— start Recorded data —
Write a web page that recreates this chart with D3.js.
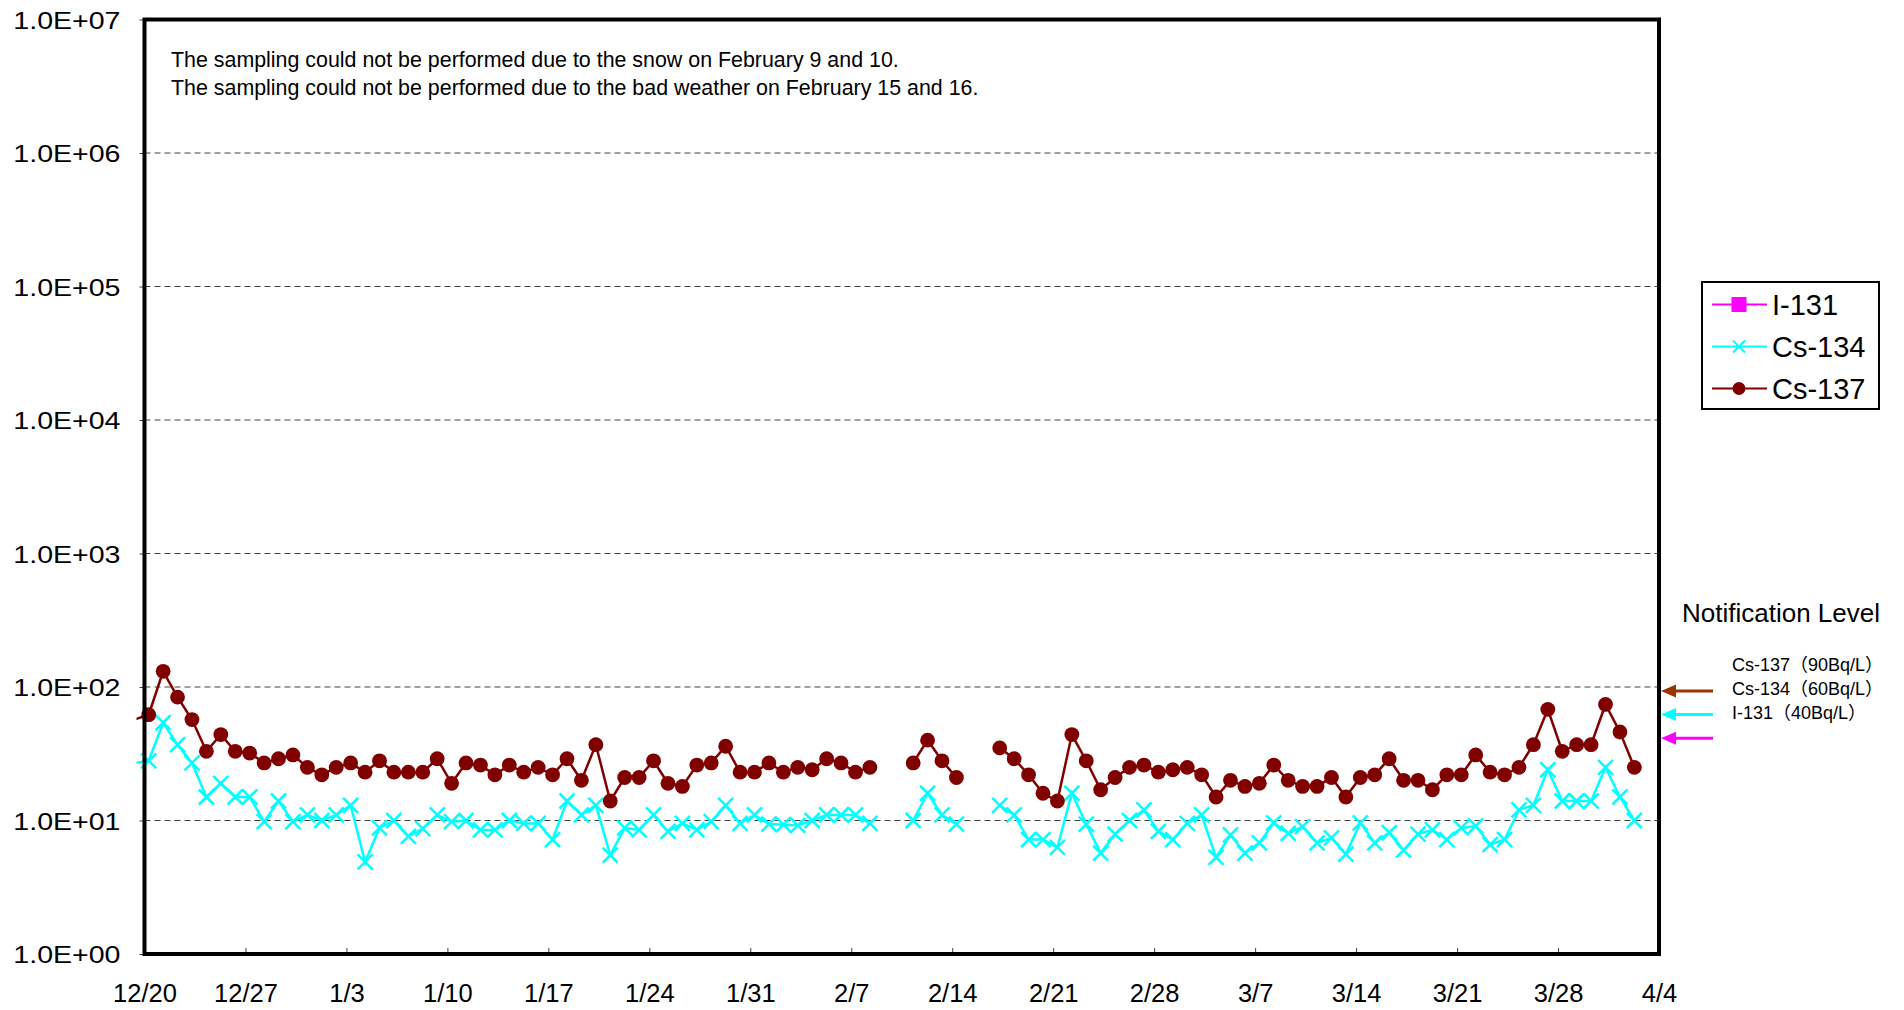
<!DOCTYPE html>
<html>
<head>
<meta charset="utf-8">
<script src="https://cdn.jsdelivr.net/npm/d3@7"></script>
<style>
  body { margin: 0; background: #fff; }
  text { font-family: "Liberation Sans", Arial, "Noto Sans CJK JP", sans-serif; fill: #000; }
</style>
</head>
<body>
<div id="chart"></div>
<script>
// daily samples, first value is 12/19 (only its line stub shows left of the axis)
var firstDay = new Date(2013, 11, 19);
// Bq/L, null = no sampling
var cs137 = [57, 62, 131, 84, 57, 33, 44, 33, 32, 27, 29, 31, 25, 22, 25, 27, 23, 28, 23, 23,
  23, 29, 19, 27, 26, 22, 26, 23, 25, 22, 29, 20, 37, 14, 21, 21, 28, 19, 18, 26,
  27, 36, 23, 23, 27, 23, 25, 24, 29, 27, 23, 25, null, null, 27, 40, 28, 21, null, null,
  35, 29, 22, 16, 14, 44, 28, 17, 21, 25, 26, 23, 24, 25, 22, 15, 20, 18, 19, 26,
  20, 18, 18, 21, 15, 21, 22, 29, 20, 20, 17, 22, 22, 31, 23, 22, 25, 37, 68, 33,
  37, 37, 74, 46, 25];
var cs134 = [27, 28, 54, 37, 27, 15, 19, 15, 15, 9.8, 14, 9.8, 11, 10, 11, 13, 4.9, 8.8, 10, 7.6,
  8.7, 11, 9.8, 10, 8.5, 8.5, 10, 9.5, 9.5, 7.2, 14, 11, 13, 5.5, 8.8, 8.5, 11, 8.3, 9.5, 8.5,
  9.8, 13, 9.5, 11, 9.4, 9.3, 9.2, 10, 11, 11, 11, 9.5, null, null, 10, 16, 11, 9.4, null, null,
  13, 11, 7.2, 7.2, 6.3, 16, 9.4, 5.7, 7.9, 10, 12, 8.3, 7.2, 9.5, 11, 5.3, 7.8, 5.7, 6.8, 9.6,
  8.0, 9.0, 6.8, 7.4, 5.6, 9.6, 6.8, 8.1, 6.0, 7.9, 8.5, 7.2, 8.8, 9.1, 6.6, 7.2, 12, 13, 24, 14,
  14, 14, 25, 15, 10];
var i131 = []; // not detected, nothing plotted

var seriesNames = ["I-131", "Cs-134", "Cs-137"];
var seriesColors = ["#ff00ff", "#00ffff", "#800000"];

var levelNames = ["Cs-137", "Cs-134", "I-131"];
var levelValues = [90, 60, 40];
var levelColors = ["#993300", "#00ffff", "#ff00ff"];

var notes = [
  "The sampling could not be performed due to the snow on February 9 and 10.",
  "The sampling could not be performed due to the bad weather on February 15 and 16."
];

var width = 1904, height = 1010;
var plot = {left: 144.5, right: 1659, top: 19.5, bottom: 954};

var svg = d3.select("#chart").append("svg")
  .attr("width", width)
  .attr("height", height);

var startDate = new Date(2013, 11, 20);
var x = d3.scaleTime()
  .domain([startDate, new Date(2014, 3, 4)])
  .range([plot.left, plot.right]);

var y = d3.scaleLog()
  .domain([1, 1e7])
  .range([plot.bottom, plot.top]);

// sampling time is in the morning, points sit a bit right of midnight
function dayOf(i) { return d3.timeHour.offset(d3.timeDay.offset(firstDay, i), 7); }

function toPoints(arr) {
  return arr.map(function(v, i) { return {date: dayOf(i), value: v}; });
}
function shown(d) { return d.value != null && d.date >= startDate; }

// grid lines
var decades = [1e1, 1e2, 1e3, 1e4, 1e5, 1e6];
svg.append("g").selectAll("line")
  .data(decades).enter().append("line")
  .attr("x1", plot.left).attr("x2", plot.right)
  .attr("y1", function(d) { return y(d); })
  .attr("y2", function(d) { return y(d); })
  .attr("stroke", "#404040")
  .attr("stroke-width", 1)
  .attr("stroke-dasharray", "6,4");

// x axis
var xTicks = d3.timeDay.range(startDate, new Date(2014, 3, 5), 7);
var xAxis = svg.append("g")
  .attr("transform", "translate(0," + plot.bottom + ")")
  .call(d3.axisBottom(x).tickValues(xTicks).tickSize(-6).tickPadding(0)
    .tickFormat(d3.timeFormat("%-m/%-d")));
xAxis.select(".domain").remove();
xAxis.selectAll(".tick line").attr("stroke", "#404040");
xAxis.selectAll(".tick text")
  .attr("y", 47.5)
  .attr("dy", null)
  .style("font-size", "25.5px");

// y axis
var yAxis = svg.append("g")
  .attr("transform", "translate(" + plot.left + ",0)")
  .call(d3.axisLeft(y).tickValues([1, 1e1, 1e2, 1e3, 1e4, 1e5, 1e6, 1e7]).tickSize(5)
    .tickFormat(function(d) {
      var e = Math.round(Math.log10(d));
      return "1.0E+" + (e < 10 ? "0" : "") + e;
    }));
yAxis.select(".domain").remove();
yAxis.selectAll(".tick line").attr("stroke", "#404040");
yAxis.selectAll(".tick text")
  .attr("x", null).attr("dy", null)
  .attr("text-anchor", "end")
  .attr("transform", "translate(-24,8.6) scale(1.19,1)")
  .style("font-size", "24px");

// notes
svg.append("g").selectAll("text")
  .data(notes).enter().append("text")
  .attr("x", 171)
  .attr("y", function(d, i) { return 66.5 + i * 28; })
  .style("font-size", "21.4px")
  .text(function(d) { return d; });

// series
svg.append("clipPath").attr("id", "clip")
  .append("rect")
  .attr("x", plot.left - 8).attr("y", plot.top)
  .attr("width", plot.right - plot.left + 8)
  .attr("height", plot.bottom - plot.top);

var line = d3.line()
  .defined(function(d) { return d.value != null; })
  .x(function(d) { return x(d.date); })
  .y(function(d) { return y(d.value); });

var plotG = svg.append("g").attr("clip-path", "url(#clip)");

var p134 = toPoints(cs134);
plotG.append("path")
  .datum(p134)
  .attr("fill", "none")
  .attr("stroke", seriesColors[1])
  .attr("stroke-width", 2.5)
  .attr("d", line);

var xs = 7.5;
plotG.selectAll(".xmark")
  .data(p134.filter(shown))
  .enter().append("path")
  .attr("class", "xmark")
  .attr("transform", function(d) { return "translate(" + x(d.date) + "," + y(d.value) + ")"; })
  .attr("d", "M" + -xs + "," + -xs + "L" + xs + "," + xs + "M" + -xs + "," + xs + "L" + xs + "," + -xs)
  .attr("stroke", seriesColors[1])
  .attr("stroke-width", 2.5)
  .attr("fill", "none");

var p137 = toPoints(cs137);
plotG.append("path")
  .datum(p137)
  .attr("fill", "none")
  .attr("stroke", seriesColors[2])
  .attr("stroke-width", 2.5)
  .attr("d", line);

plotG.selectAll(".dot")
  .data(p137.filter(shown))
  .enter().append("circle")
  .attr("class", "dot")
  .attr("cx", function(d) { return x(d.date); })
  .attr("cy", function(d) { return y(d.value); })
  .attr("r", 7.4)
  .attr("fill", seriesColors[2]);

plotG.selectAll(".sq")
  .data(toPoints(i131).filter(shown))
  .enter().append("rect")
  .attr("x", function(d) { return x(d.date) - 6; })
  .attr("y", function(d) { return y(d.value) - 6; })
  .attr("width", 12).attr("height", 12)
  .attr("fill", seriesColors[0]);

// frame
svg.append("rect")
  .attr("x", plot.left).attr("y", plot.top)
  .attr("width", plot.right - plot.left)
  .attr("height", plot.bottom - plot.top)
  .attr("fill", "none")
  .attr("stroke", "#000")
  .attr("stroke-width", 4);

// legend
var legend = svg.append("g").attr("transform", "translate(1702,282)");
legend.append("rect")
  .attr("width", 177).attr("height", 127)
  .attr("fill", "#fff")
  .attr("stroke", "#000")
  .attr("stroke-width", 2);

var item = legend.selectAll(".item")
  .data(seriesNames).enter().append("g")
  .attr("class", "item")
  .attr("transform", function(d, i) { return "translate(0," + (22.5 + i * 42) + ")"; });

item.append("line")
  .attr("x1", 10).attr("x2", 65)
  .attr("stroke", function(d, i) { return seriesColors[i]; })
  .attr("stroke-width", 2);

item.each(function(d, i) {
  var g = d3.select(this);
  if (i === 0) {
    g.append("rect").attr("x", 29.5).attr("y", -7.5).attr("width", 15).attr("height", 15)
      .attr("fill", seriesColors[0]);
  } else if (i === 1) {
    var s = 6;
    g.append("path")
      .attr("transform", "translate(37,0)")
      .attr("d", "M" + -s + "," + -s + "L" + s + "," + s + "M" + -s + "," + s + "L" + s + "," + -s)
      .attr("stroke", seriesColors[1]).attr("stroke-width", 2);
  } else {
    g.append("circle").attr("cx", 37).attr("r", 6.5).attr("fill", seriesColors[2]);
  }
});

item.append("text")
  .attr("x", 70)
  .attr("y", 10.5)
  .style("font-size", "29px")
  .text(function(d) { return d; });

// notification level
svg.append("text")
  .attr("x", 1682)
  .attr("y", 621.5)
  .style("font-size", "26px")
  .text("Notification Level");

svg.append("g").selectAll("text")
  .data(levelNames).enter().append("text")
  .attr("x", 1732)
  .attr("y", function(d, i) { return 670.5 + i * 24.3; })
  .style("font-size", "18px")
  .text(function(d, i) { return d + "（" + levelValues[i] + "Bq/L）"; });

var arrows = svg.append("g").selectAll("g")
  .data(levelValues).enter().append("g")
  .attr("transform", function(d) { return "translate(" + (plot.right + 2) + "," + (y(d) - 2) + ")"; });

arrows.append("line")
  .attr("x1", 12).attr("x2", 52)
  .attr("stroke", function(d, i) { return levelColors[i]; })
  .attr("stroke-width", 3);

arrows.append("path")
  .attr("d", "M0,0L15,-6.5L15,6.5Z")
  .attr("fill", function(d, i) { return levelColors[i]; });
</script>
</body>
</html>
— end Recorded data —
• **Instructions for the task**
Identify the lines of the data that contain the word "this". Copy each of them.

• **The result**
Write a web page that recreates this chart with D3.js.
  var g = d3.select(this);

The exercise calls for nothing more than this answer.